Wednesday, October 09, 2019

On the class politics of food


Last Friday night, we tried an Impossible Burger at the local Oak Bluffs ale house. If you've been hiding under a rock (don't altogether blame you), the Impossible Burger is a plant based meat substitute that claims to replicate the appearance, texture, and taste of hamburger.

In my judgment, it came close. I won't be entirely sold on how much it resembles the animal meat til I can buy this stuff and cook it myself. But having eaten one, I'm more open than not to this innovation.

Burger King has given the Impossible Burger a try, and the things sell.

Such a substitute, if widely accepted, would feed people who want to eat beef happily. Its invention is what humans do: figure out new ways to feed ourselves by adapting naturally available inputs in novel directions. That creativity is why the planet supports the human population it does today. It's called civilization.

But the good cultural observers at Vox point out that after a couple of years of hype, all is not happy among some trend setters.

... what the burger did become was mass produced. From one restaurant in 2016, the Impossible Burger is now available in more than 10,000 locations worldwide.

Food historian Rachel Laudan argues, “It is easy for ultra-processed to mean ‘industrially processed,’ ‘low class,’ or ‘not to my taste.’ Soft drinks are ultra-processed, wine not. Snack cakes are ultra-processed, home made cakes not.” And the Impossible Burger, for a time, was not considered ultra-processed, enjoying, we could say, the “wine exception.”

There’s a lot wrong with our food system and there’s nothing wrong with saying so. But opposing all mass-market, mass-produced food is elitist and classist — and in this particular case, it’s silly, too.

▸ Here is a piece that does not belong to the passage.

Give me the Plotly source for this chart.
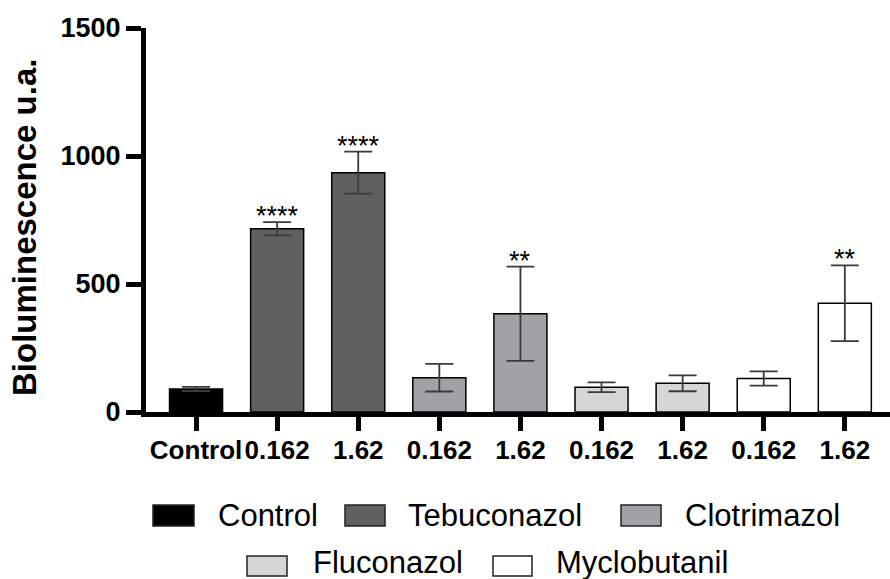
import plotly.graph_objects as go

# ---- data ----
tick_labels = ["Control", "0.162", "1.62", "0.162", "1.62", "0.162", "1.62", "0.162", "1.62"]
series_names = ["Control", "Tebuconazol", "Clotrimazol", "Fluconazol", "Myclobutanil"]
series_colors = ["#000000", "#606060", "#a2a1a5", "#d6d6d6", "#ffffff"]
series_positions = [[0], [1, 2], [3, 4], [5, 6], [7, 8]]
series_means = [[90], [716, 935], [134, 384], [97, 112], [131, 425]]
series_errors = [[8], [26, 82], [54, 184], [19, 31], [28, 148]]
series_stars = [[""], ["****", "****"], ["", "**"], ["", ""], ["", "**"]]
y_ticks = [0, 500, 1000, 1500]
y_title = "Bioluminescence u.a."

FONT = "Arial, Liberation Sans, sans-serif"
W, H = 890, 579
L, R, T, B = 146, 0, 28, 167
PW, PH = W - L - R, H - T - B

fig = go.Figure()
for name, col, xs, ys, es, st in zip(series_names, series_colors, series_positions,
                                      series_means, series_errors, series_stars):
    fig.add_trace(go.Bar(
        x=xs, y=ys, name=name, width=0.654, showlegend=False,
        marker=dict(color=col, line=dict(color="#000000", width=1.5)),
        error_y=dict(type="data", array=es, color="#3a3a3a", thickness=1.8, width=14),
    ))
    for x, y, e, s in zip(xs, ys, es, st):
        if s:
            fig.add_annotation(x=x, y=y + e, text=s, showarrow=False, xref="x", yref="y",
                               yanchor="bottom", yshift=-11,
                               font=dict(family=FONT, size=27, color="#000000"))

# ---- layout helpers (pixels -> paper) ----
def px(xp):
    return (xp - L) / PW

def py(yp):
    return (H - B - yp) / PH

# ---- manual legend ----
legend_layout = [  # (symbol left, symbol right, symbol top, symbol bottom, text left, text center y)
    (153, 194, 505, 526, 216, 515),
    (345, 385, 505, 526, 406, 515),
    (621, 661, 505, 526, 683, 515),
    (247, 287, 556, 576, 311, 562),
    (493, 532, 556, 576, 554, 562),
]
for name, col, (x0, x1, y0, y1, tx, ty) in zip(series_names, series_colors, legend_layout):
    fig.add_shape(type="rect", xref="paper", yref="paper",
                  x0=px(x0), x1=px(x1), y0=py(y1), y1=py(y0),
                  fillcolor=col, line=dict(color="#222222", width=1.5))
    fig.add_annotation(xref="paper", yref="paper", x=px(tx), y=py(ty), text=name,
                       showarrow=False, xanchor="left", yanchor="middle",
                       font=dict(family=FONT, size=31, color="#000000"))

# ---- y axis title ----
fig.add_annotation(xref="paper", yref="paper", x=px(25), y=py(228), text=y_title,
                   showarrow=False, textangle=-90, xanchor="center", yanchor="middle",
                   font=dict(family=FONT, size=33, color="#000000", weight="bold"))

fig.update_layout(
    width=W, height=H,
    margin=dict(l=L, r=R, t=T, b=B, pad=0),
    paper_bgcolor="#ffffff", plot_bgcolor="#ffffff",
    barmode="overlay",
    showlegend=False,
    font=dict(family=FONT, color="#000000"),
)
fig.update_xaxes(
    range=[-0.617, 8.557],
    tickmode="array", tickvals=list(range(len(tick_labels))), ticktext=tick_labels,
    tickangle=0, ticklabelstandoff=-3,
    showgrid=False, zeroline=False,
    showline=True, linewidth=5, linecolor="#000000",
    ticks="outside", ticklen=14, tickwidth=5, tickcolor="#000000",
    tickfont=dict(family=FONT, size=26, color="#000000", weight="bold"),
)
fig.update_yaxes(
    range=[0, 1500], tickmode="array", tickvals=y_ticks,
    showgrid=False, zeroline=False,
    showline=True, linewidth=5, linecolor="#000000",
    ticks="outside", ticklen=15, tickwidth=5, tickcolor="#000000",
    tickfont=dict(family=FONT, size=27, color="#000000", weight="bold"),
)

fig.write_html("out.html")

Three of the biggest harms caused by our current food system are the harms to the environment, to public health through antibiotic resistance, and to animals through factory farming. In order to address all of those, plant-based or lab-produced alternatives to meat must be mass-produced. And if we’re uncomfortable with the fact of mass-production itself then we can’t fix any of the problems it’s currently causing.

Back when I was in the business of serving free meals to hungry people, I became extremely simple minded about "the politics of food." People should have food. 'Nuff said.